TASK DETAILS:
Please write out the complete listing that follows, exactly as it reads.

PROVIDED DATA:
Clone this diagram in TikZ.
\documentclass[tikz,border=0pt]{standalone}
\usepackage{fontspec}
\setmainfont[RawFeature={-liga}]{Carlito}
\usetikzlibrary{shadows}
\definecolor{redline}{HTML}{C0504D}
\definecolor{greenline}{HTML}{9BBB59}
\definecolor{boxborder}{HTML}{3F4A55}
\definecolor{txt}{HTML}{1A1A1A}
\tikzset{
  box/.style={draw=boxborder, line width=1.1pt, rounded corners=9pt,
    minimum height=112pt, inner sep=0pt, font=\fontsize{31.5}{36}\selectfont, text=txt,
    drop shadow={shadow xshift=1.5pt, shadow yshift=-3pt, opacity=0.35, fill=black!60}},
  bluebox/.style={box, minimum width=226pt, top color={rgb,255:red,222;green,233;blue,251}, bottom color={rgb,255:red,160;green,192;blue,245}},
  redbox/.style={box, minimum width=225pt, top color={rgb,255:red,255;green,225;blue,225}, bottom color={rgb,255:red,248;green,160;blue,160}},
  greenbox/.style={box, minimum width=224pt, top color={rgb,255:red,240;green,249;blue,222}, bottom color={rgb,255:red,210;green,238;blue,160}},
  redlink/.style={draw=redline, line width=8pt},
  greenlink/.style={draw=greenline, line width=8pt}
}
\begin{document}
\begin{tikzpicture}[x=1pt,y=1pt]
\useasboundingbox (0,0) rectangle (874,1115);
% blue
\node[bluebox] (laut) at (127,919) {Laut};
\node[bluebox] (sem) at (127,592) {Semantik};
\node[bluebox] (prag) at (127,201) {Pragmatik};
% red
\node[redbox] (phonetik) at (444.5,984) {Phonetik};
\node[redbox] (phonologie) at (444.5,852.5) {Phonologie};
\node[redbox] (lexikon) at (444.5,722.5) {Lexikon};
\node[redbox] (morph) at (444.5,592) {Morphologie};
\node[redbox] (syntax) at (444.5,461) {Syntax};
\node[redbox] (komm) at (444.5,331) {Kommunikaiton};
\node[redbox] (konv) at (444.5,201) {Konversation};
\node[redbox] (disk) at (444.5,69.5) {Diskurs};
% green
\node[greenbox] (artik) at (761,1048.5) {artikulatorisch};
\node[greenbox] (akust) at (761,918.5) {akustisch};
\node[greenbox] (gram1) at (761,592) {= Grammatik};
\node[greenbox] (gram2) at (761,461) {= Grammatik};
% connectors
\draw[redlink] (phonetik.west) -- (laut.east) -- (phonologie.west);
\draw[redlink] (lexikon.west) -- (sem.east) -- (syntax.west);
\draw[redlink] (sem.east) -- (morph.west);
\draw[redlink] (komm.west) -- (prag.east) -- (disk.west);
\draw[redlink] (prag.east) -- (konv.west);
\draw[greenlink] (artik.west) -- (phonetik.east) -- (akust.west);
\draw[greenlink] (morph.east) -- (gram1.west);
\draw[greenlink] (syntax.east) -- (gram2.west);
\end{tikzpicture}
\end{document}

TASK RESPONSE:
Clone this diagram in TikZ.
\documentclass[tikz,border=0pt]{standalone}
\usepackage{fontspec}
\setmainfont[RawFeature={-liga}]{Carlito}
\usetikzlibrary{shadows}
\definecolor{redline}{HTML}{C0504D}
\definecolor{greenline}{HTML}{9BBB59}
\definecolor{boxborder}{HTML}{3F4A55}
\definecolor{txt}{HTML}{1A1A1A}
\tikzset{
  box/.style={draw=boxborder, line width=1.1pt, rounded corners=9pt,
    minimum height=112pt, inner sep=0pt, font=\fontsize{31.5}{36}\selectfont, text=txt,
    drop shadow={shadow xshift=1.5pt, shadow yshift=-3pt, opacity=0.35, fill=black!60}},
  bluebox/.style={box, minimum width=226pt, top color={rgb,255:red,222;green,233;blue,251}, bottom color={rgb,255:red,160;green,192;blue,245}},
  redbox/.style={box, minimum width=225pt, top color={rgb,255:red,255;green,225;blue,225}, bottom color={rgb,255:red,248;green,160;blue,160}},
  greenbox/.style={box, minimum width=224pt, top color={rgb,255:red,240;green,249;blue,222}, bottom color={rgb,255:red,210;green,238;blue,160}},
  redlink/.style={draw=redline, line width=8pt},
  greenlink/.style={draw=greenline, line width=8pt}
}
\begin{document}
\begin{tikzpicture}[x=1pt,y=1pt]
\useasboundingbox (0,0) rectangle (874,1115);
% blue
\node[bluebox] (laut) at (127,919) {Laut};
\node[bluebox] (sem) at (127,592) {Semantik};
\node[bluebox] (prag) at (127,201) {Pragmatik};
% red
\node[redbox] (phonetik) at (444.5,984) {Phonetik};
\node[redbox] (phonologie) at (444.5,852.5) {Phonologie};
\node[redbox] (lexikon) at (444.5,722.5) {Lexikon};
\node[redbox] (morph) at (444.5,592) {Morphologie};
\node[redbox] (syntax) at (444.5,461) {Syntax};
\node[redbox] (komm) at (444.5,331) {Kommunikaiton};
\node[redbox] (konv) at (444.5,201) {Konversation};
\node[redbox] (disk) at (444.5,69.5) {Diskurs};
% green
\node[greenbox] (artik) at (761,1048.5) {artikulatorisch};
\node[greenbox] (akust) at (761,918.5) {akustisch};
\node[greenbox] (gram1) at (761,592) {= Grammatik};
\node[greenbox] (gram2) at (761,461) {= Grammatik};
% connectors
\draw[redlink] (phonetik.west) -- (laut.east) -- (phonologie.west);
\draw[redlink] (lexikon.west) -- (sem.east) -- (syntax.west);
\draw[redlink] (sem.east) -- (morph.west);
\draw[redlink] (komm.west) -- (prag.east) -- (disk.west);
\draw[redlink] (prag.east) -- (konv.west);
\draw[greenlink] (artik.west) -- (phonetik.east) -- (akust.west);
\draw[greenlink] (morph.east) -- (gram1.west);
\draw[greenlink] (syntax.east) -- (gram2.west);
\end{tikzpicture}
\end{document}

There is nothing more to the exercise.